Why not Kyoto Agreement?

In 2001, when George Bush was at the helm of affairs, U.S. unilaterally rejected the Kyoto Agreement on global warming on grounds of energy shortage and economic downturn in the U.S.  Mr. Bush did not ratify the agreement which would have reduced emissions of greenhouse gases as it would have hurt his political prospects (his father had lost Presidency to Clinton as he favoured foreign policies rather than the U.S. economy) and impending fears that the Senate would not ratify the treaty. To summarise, U.S. acted on its strategic interests rather than taking into account the interest of other nations in the world. Now, the tradition continues as Obama is using his position to influence the countries to adopt and sign the pact which will crown the U.S. as the kingmaker of climate change and bring in huge money to American companies.

Our View

International Finance Magazine clearly endorses the Montreal Protocol as it would phase out Ozone depleting chemicals and supports the initiative taken by President Obama on reaffirming the importance of Montreal Protocol in the recently held G-20 meet. China has signed the pact and there are strong signs that real progress will be made in the next round of Montreal treaty talks to be held in Bangkok next month. The Montreal Pact will protect the Ozone from depleting further and make the way for a greener world, however, there are several questions to be answered.

The MP has a clear mission of reducing the ozone depletion but climate change is outside of its charter, the G-20 addressed this confusion among several countries on whether the phase down should occur under the MP or under the UNFCCC, it said while phase down of the consumption and production of HFC’s will take place under Montreal Protocol and the emission reductions will fall under UNFCCC. This has raised the eyebrows of many as the G-20 is only an informal body with no permanent secretariat, it does not have any legal powers, thus it clearly emphasizes that certain vested interests propagated this policy for their own benefits.

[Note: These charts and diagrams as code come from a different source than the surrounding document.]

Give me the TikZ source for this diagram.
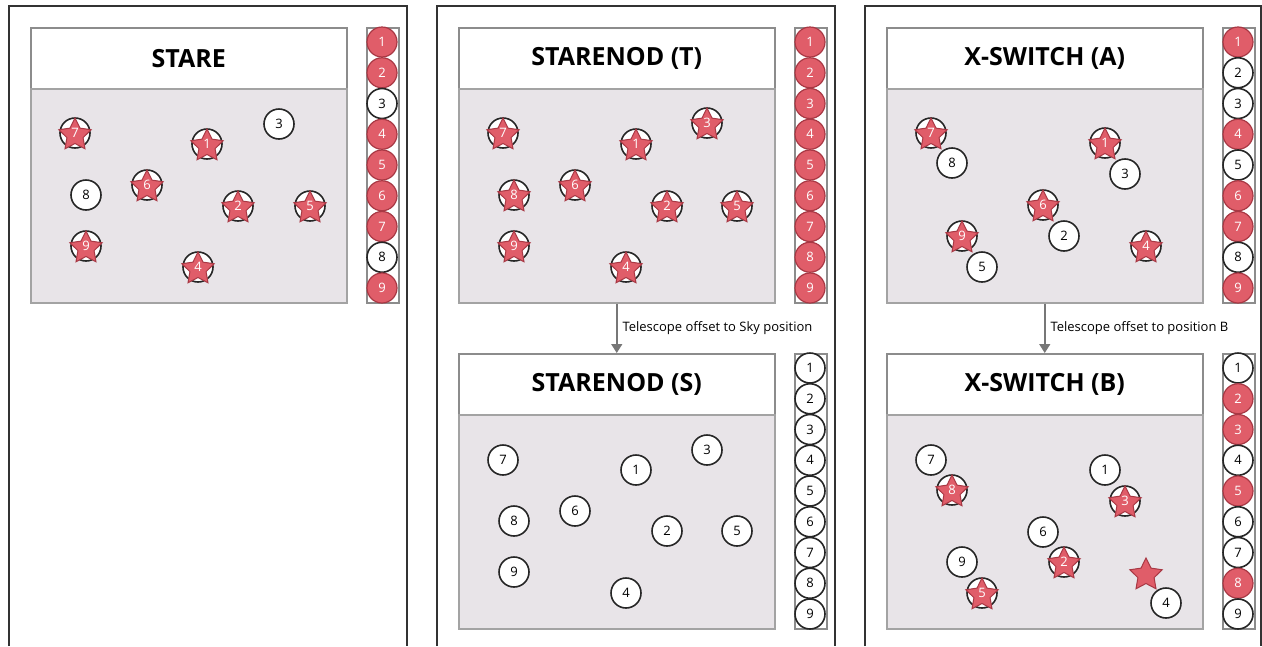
\documentclass[tikz,border=0pt]{standalone}
\usepackage{fontspec}
\setmainfont{Open Sans}
\usetikzlibrary{shapes.geometric,arrows.meta}
\definecolor{redf}{HTML}{E05D69}
\definecolor{redd}{HTML}{A83844}
\definecolor{fieldg}{HTML}{E8E4E8}
\definecolor{boxc}{HTML}{8C8C8C}
\definecolor{panelc}{HTML}{333333}
\definecolor{arrc}{HTML}{777777}
\tikzset{
  panel/.style={draw=panelc, line width=1.8pt},
  titlebox/.style={draw=boxc, line width=1.5pt, fill=white, minimum width=316pt, minimum height=61pt, inner sep=0pt, anchor=north west, font=\fontsize{25}{25}\selectfont\bfseries},
  field/.style={draw=boxc!80, line width=1.5pt, fill=fieldg, minimum width=316pt, minimum height=214pt, inner sep=0pt, anchor=north west},
  colbox/.style={draw=boxc, line width=1.5pt, fill=white, minimum width=32pt, minimum height=275pt, inner sep=0pt, anchor=north west},
  plainc/.style={circle, draw=black!85, line width=1.6pt, fill=white, minimum size=30pt, inner sep=0pt, font=\fontsize{13}{13}\selectfont},
  ringc/.style={circle, draw=black!85, line width=1.6pt, fill=white, minimum size=30pt, inner sep=0pt},
  redc/.style={circle, draw=redd, line width=1.2pt, fill=redf, text=white, minimum size=30pt, inner sep=0pt, font=\fontsize{13}{13}\selectfont},
  starc/.style={star, star points=5, star point ratio=2.0, minimum size=34pt, inner sep=0pt, fill=redf, draw=redd, line width=1pt, yshift=-2pt},
  numw/.style={text=white, inner sep=0pt, font=\fontsize{13}{13}\selectfont},
  flow/.style={draw=arrc, line width=1.5pt, -{Triangle[length=9pt,width=11pt]}},
  flowlab/.style={font=\fontsize{13}{13}\selectfont, inner sep=0pt, anchor=west, xshift=5pt}
}
\newcommand{\starobj}[3]{\node[ringc] (#1) at (#2) {}; \node[starc] (#1s) at (#1) {}; \node[numw] (#1n) at (#1) {#3};}
\newcommand{\plainobj}[3]{\node[plainc] (#1) at (#2) {#3};}
\begin{document}
\begin{tikzpicture}[x=1pt,y=-1pt]
\useasboundingbox (0,0) rectangle (1262,646);
% outer panels
\draw[panel] (9,646) -- (9,6) -- (407,6) -- (407,646);
\draw[panel] (437,646) -- (437,6) -- (835,6) -- (835,646);
\draw[panel] (865,646) -- (865,6) -- (1261,6) -- (1261,646);

% ---------- Panel 1 : STARE ----------
\node[titlebox] (t1) at (30,27) {STARE};
\node[field] (f1) at (30,88) {};
\node[colbox] (k1) at (366,27) {};
\foreach \i/\s in {1/redc,2/redc,3/plainc,4/redc,5/redc,6/redc,7/redc,8/plainc,9/redc}
  \node[\s] (k1c\i) at (382,{42+30.75*(\i-1)}) {\i};
\starobj{a7}{75,133}{7}
\starobj{a1}{207,144}{1}
\plainobj{a3}{279,124}{3}
\plainobj{a8}{86,195}{8}
\starobj{a6}{147,185}{6}
\starobj{a2}{238,206}{2}
\starobj{a5}{310,206}{5}
\starobj{a9}{86,246}{9}
\starobj{a4}{198,267}{4}

% ---------- Panel 2 : STARENOD ----------
\node[titlebox] (t2) at (458,27) {STARENOD (T)};
\node[field] (f2) at (458,88) {};
\node[colbox] (k2) at (794,27) {};
\foreach \i in {1,...,9}
  \node[redc] (k2c\i) at (810,{42+30.75*(\i-1)}) {\i};
\starobj{b7}{503,133}{7}
\starobj{b1}{636,144}{1}
\starobj{b3}{707,123}{3}
\starobj{b8}{514,195}{8}
\starobj{b6}{575,185}{6}
\starobj{b2}{667,206}{2}
\starobj{b5}{737,206}{5}
\starobj{b9}{514,246}{9}
\starobj{b4}{626,267}{4}

\node[titlebox] (t2b) at (458,353) {STARENOD (S)};
\node[field] (f2b) at (458,414) {};
\node[colbox] (k2b) at (794,353) {};
\foreach \i in {1,...,9}
  \node[plainc] (k2bc\i) at (810,{368+30.75*(\i-1)}) {\i};
\plainobj{c7}{503,460}{7}
\plainobj{c1}{636,470}{1}
\plainobj{c3}{707,450}{3}
\plainobj{c8}{514,521}{8}
\plainobj{c6}{575,511}{6}
\plainobj{c2}{667,531}{2}
\plainobj{c5}{737,531}{5}
\plainobj{c9}{514,572}{9}
\plainobj{c4}{626,593}{4}

\draw[flow] (f2.south) -- (t2b.north) node[midway, flowlab] {Telescope offset to Sky position};

% ---------- Panel 3 : X-SWITCH ----------
\node[titlebox] (t3) at (886,27) {X-SWITCH (A)};
\node[field] (f3) at (886,88) {};
\node[colbox] (k3) at (1222,27) {};
\foreach \i/\s in {1/redc,2/plainc,3/plainc,4/redc,5/plainc,6/redc,7/redc,8/plainc,9/redc}
  \node[\s] (k3c\i) at (1238,{42+30.75*(\i-1)}) {\i};
\starobj{d7}{931,133}{7}
\plainobj{d8}{952,163}{8}
\starobj{d1}{1105,143}{1}
\plainobj{d3}{1125,174}{3}
\starobj{d6}{1043,205}{6}
\plainobj{d2}{1064,236}{2}
\starobj{d9}{962,236}{9}
\plainobj{d5}{982,267}{5}
\starobj{d4}{1146,246}{4}

\node[titlebox] (t3b) at (886,353) {X-SWITCH (B)};
\node[field] (f3b) at (886,414) {};
\node[colbox] (k3b) at (1222,353) {};
\foreach \i/\s in {1/plainc,2/redc,3/redc,4/plainc,5/redc,6/plainc,7/plainc,8/redc,9/plainc}
  \node[\s] (k3bc\i) at (1238,{368+30.75*(\i-1)}) {\i};
\plainobj{e7}{931,460}{7}
\starobj{e8}{952,490}{8}
\plainobj{e1}{1105,470}{1}
\starobj{e3}{1125,501}{3}
\plainobj{e6}{1043,532}{6}
\starobj{e2}{1064,562}{2}
\plainobj{e9}{962,562}{9}
\starobj{e5}{982,593}{5}
\node[starc] (e4s) at (1146,573) {};
\plainobj{e4}{1166,603}{4}

\draw[flow] (f3.south) -- (t3b.north) node[midway, flowlab] {Telescope offset to position B};
\end{tikzpicture}
\end{document}
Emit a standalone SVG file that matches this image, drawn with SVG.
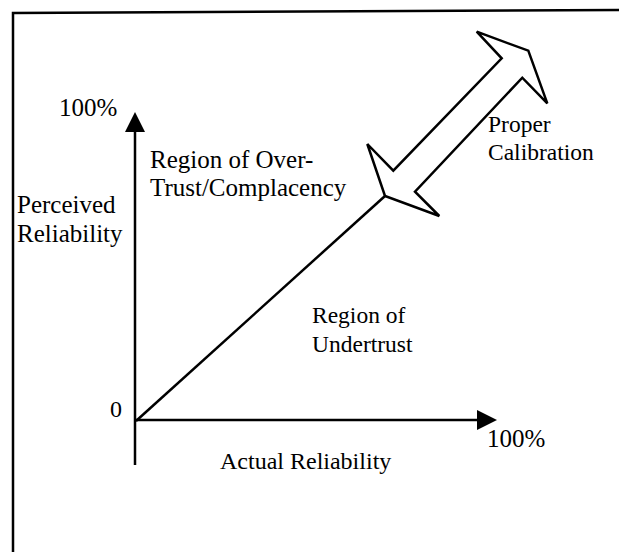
<svg xmlns="http://www.w3.org/2000/svg" width="619" height="552" viewBox="0 0 619 552">
<style>
text{font-family:"Liberation Serif","Times New Roman",serif;font-size:24px;fill:#000}
.big{font-size:25px}
.sm{font-size:23.5px}
.ln{stroke:#000;stroke-width:2.5;fill:none}
.ah{fill:#000;stroke:none}
</style>
<rect width="619" height="552" fill="#fff"/>
<g id="frame">
<path class="ln" d="M13,552 L13,13 L619,10"/>
</g>
<g id="connectors">
<line class="ln" x1="135" y1="465" x2="135" y2="130"/>
<polygon class="ah" points="135,112 125,132 145,132"/>
<line class="ln" x1="135" y1="420" x2="478" y2="420"/>
<polygon class="ah" points="497,420 477,410 477,430"/>
<line class="ln" x1="136" y1="421" x2="385" y2="196"/>
</g>
<g id="calibration-arrow">
<polygon points="476.7,31.7 528.3,50.7 547.3,103.3 522.3,77.7 415,191.7 439.3,216 385,196 367.3,144 393.3,170.7 501.7,58.3" fill="#fff" stroke="#000" stroke-width="2.5" stroke-linejoin="miter"/>
</g>
<g id="labels">
<text class="big" x="59" y="116">100%</text>
<text class="big" x="150" y="168">Region of Over-</text>
<text class="big" x="150" y="196">Trust/Complacency</text>
<text class="big" x="17" y="213">Perceived</text>
<text class="big" x="17" y="242">Reliability</text>
<text class="sm" x="488" y="132">Proper</text>
<text class="sm" x="488" y="160">Calibration</text>
<text class="sm" x="312" y="323">Region of</text>
<text class="sm" x="312" y="352">Undertrust</text>
<text x="110" y="417">0</text>
<text class="big" x="487" y="447">100%</text>
<text x="220" y="469">Actual Reliability</text>
</g>
</svg>
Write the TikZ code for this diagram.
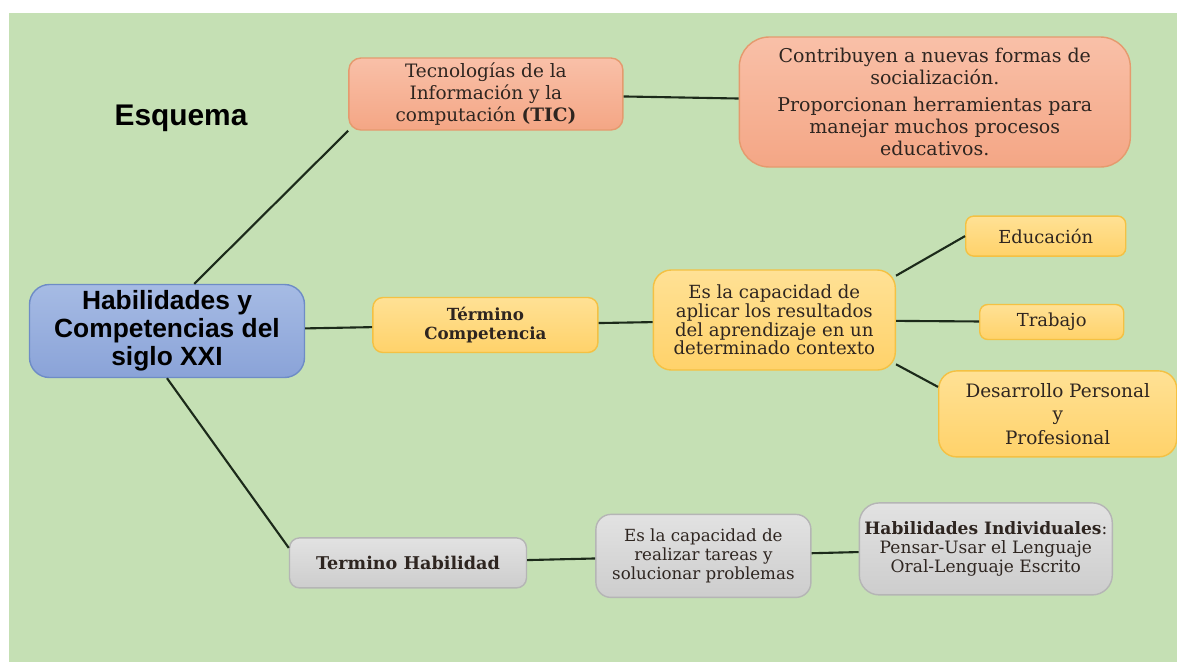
\documentclass[tikz,border=0pt]{standalone}
\usepackage{fontspec}
\setmainfont{DejaVu Serif}
\setsansfont{Liberation Sans}
\usepackage{tikz}
\usetikzlibrary{positioning}
\usepackage{xcolor}

\definecolor{fondo}{HTML}{C5E0B4}
\definecolor{texto}{HTML}{2E2520}
\definecolor{linea}{HTML}{1C2A1A}
\definecolor{azulA}{HTML}{A6BBE4}
\definecolor{azulB}{HTML}{8AA3D8}
\definecolor{azulC}{HTML}{6E8CC6}
\definecolor{salmonA}{HTML}{F9C0A8}
\definecolor{salmonB}{HTML}{F4A685}
\definecolor{salmonC}{HTML}{E59A6E}
\definecolor{amarilloA}{HTML}{FFE195}
\definecolor{amarilloB}{HTML}{FFD26A}
\definecolor{amarilloC}{HTML}{F4C143}
\definecolor{grisA}{HTML}{E2E2E2}
\definecolor{grisB}{HTML}{CDCDCD}
\definecolor{grisC}{HTML}{B5B5B5}

\begin{document}
\begin{tikzpicture}[
		every node/.style={text=texto, align=center, inner sep=2pt},
		central/.style={rectangle, rounded corners=0.4cm, draw=azulC, line width=0.8pt,
			top color=azulA, bottom color=azulB, text=black,
			font=\sffamily\bfseries\fontsize{15}{16}\selectfont,
			minimum width=5.5cm, minimum height=1.86cm},
		naranja/.style={rectangle, draw=salmonC, line width=0.8pt,
			top color=salmonA, bottom color=salmonB,
			font=\fontsize{10.5}{12.5}\selectfont},
		amarillo/.style={rectangle, draw=amarilloC, line width=0.8pt,
			top color=amarilloA, bottom color=amarilloB,
			font=\fontsize{10.3}{10.6}\selectfont},
		gris/.style={rectangle, draw=grisC, line width=0.8pt,
			top color=grisA, bottom color=grisB,
			font=\fontsize{9.5}{10.6}\selectfont},
		linea/.style={draw=linea, line width=1.2pt}
		]
		% fondo
		\useasboundingbox (0,0) rectangle (23.54,-13.24);
		\fill[fondo] (0.18,-0.26) rectangle (23.54,-13.24);
		
		% Nodos principales
		\node[text=black, font=\sffamily\bfseries\fontsize{17}{20}\selectfont] (esq) at (3.62,-2.36) {Esquema};
		\node[central] (centro) at (3.34,-6.62) {Habilidades y\\ Competencias del\\ siglo XXI};
		\node[naranja, rounded corners=0.24cm, minimum width=5.48cm, minimum height=1.44cm,
			right=0.86cm of centro, yshift=4.74cm] (tic)
			{Tecnologías de la\\ Información y la\\ computación \textbf{(TIC)}};
		\node[amarillo, rounded corners=0.2cm, minimum width=4.5cm, minimum height=1.1cm,
			font=\bfseries\fontsize{9.5}{10.5}\selectfont,
			right=1.34cm of centro, yshift=0.12cm] (comp)
			{Término\\ Competencia};
		\node[gris, rounded corners=0.2cm, minimum width=4.74cm, minimum height=1cm,
			font=\bfseries\fontsize{10}{12}\selectfont,
			below=3.18cm of centro, xshift=4.82cm] (habil)
			{Termino Habilidad};
		
		% subnodos de TIC
		\node[naranja, rounded corners=0.6cm, minimum width=7.82cm, minimum height=2.6cm,
			font=\fontsize{10.8}{12.5}\selectfont, right=2.3cm of tic, yshift=-0.16cm] (ticdesc)
			{Contribuyen a nuevas formas de\\ socialización.\\[3pt]
			 Proporcionan herramientas para\\ manejar muchos procesos\\ educativos.};
		
		% subnodos de competencia
		\node[amarillo, rounded corners=0.36cm, minimum width=4.84cm, minimum height=2cm,
			right=1.08cm of comp, yshift=0.1cm] (compdef)
			{Es la capacidad de\\ aplicar los resultados\\ del aprendizaje en un\\ determinado contexto};
		\node[amarillo, rounded corners=0.16cm, minimum width=2.88cm, minimum height=0.7cm,
			font=\fontsize{10.2}{12}\selectfont, right=1.66cm of compdef, yshift=-0.04cm] (trab) {Trabajo};
		\node[amarillo, rounded corners=0.16cm, minimum width=3.2cm, minimum height=0.8cm,
			font=\fontsize{10.2}{12}\selectfont, above=0.94cm of trab, xshift=-0.12cm] (edu) {Educación};
		\node[amarillo, rounded corners=0.36cm, minimum width=4.76cm, minimum height=1.72cm,
			font=\fontsize{10.5}{13.5}\selectfont, below=0.6cm of trab, xshift=0.12cm] (desa)
			{Desarrollo Personal\\ y\\ Profesional};
		
		% subnodos de habilidad
		\node[gris, rounded corners=0.3cm, minimum width=4.3cm, minimum height=1.66cm,
			right=1.36cm of habil, yshift=0.14cm] (habdef)
			{Es la capacidad de\\ realizar tareas y\\ solucionar problemas};
		\node[gris, rounded corners=0.4cm, minimum width=5.06cm, minimum height=1.84cm,
			font=\fontsize{9.7}{10.8}\selectfont, right=0.94cm of habdef, yshift=0.14cm] (indiv)
			{\textbf{Habilidades Individuales}:\\ Pensar-Usar el Lenguaje\\ Oral-Lenguaje Escrito};
		
		% lineas principales
		\draw[linea] (centro.60) -- (tic.south west);
		\draw[linea] (centro) -- (comp);
		\draw[linea] (centro.south) -- ([yshift=0.3cm]habil.west);
		
		% lineas de TIC
		\draw[linea] (tic) -- (ticdesc);
		
		% lineas de competencia
		\draw[linea] (comp) -- (compdef);
		\draw[linea] (compdef.20) -- (edu.west);
		\draw[linea] (compdef) -- (trab);
		\draw[linea] (compdef.-20) -- ([yshift=0.54cm]desa.west);
		
		% lineas de habilidad
		\draw[linea] (habil) -- (habdef);
		\draw[linea] (habdef) -- (indiv);
		
	\end{tikzpicture}
\end{document}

America has found a golden goose in India, it is one of the fastest growing markets for refrigeration business and the alternatives for HFC’s are produced by DuPont, Honeywell and Daiichi Sankyo Company Limited, while the first two are American MNC’s the other one is a Japanese company. These companies would make billions if India does sign the pact and U.S. in turn would be benefitted from the taxes paid by these companies. We are of the opinion that like the UNFCCC agreement where the developed world have to fund the additional costs of the technological transition of reduction to other countries, the MP should amend its agreement and pay for the technological transition to emerging economies for using the alternative fuel. Secondly, the alternative gases which need to be procured from patented companies should be given at subsidized rates to countries like India, Brazil only after they are found reliable and safe to use it in the Defence and HVAC businesses.

As Obama rejoices over the success of MP in Europe and other parts of the world where U.S. can wield considerable influence, sanctions (if required) and other punitive measures, the world is closely watching the events that would unfold if India  does sign the protocol.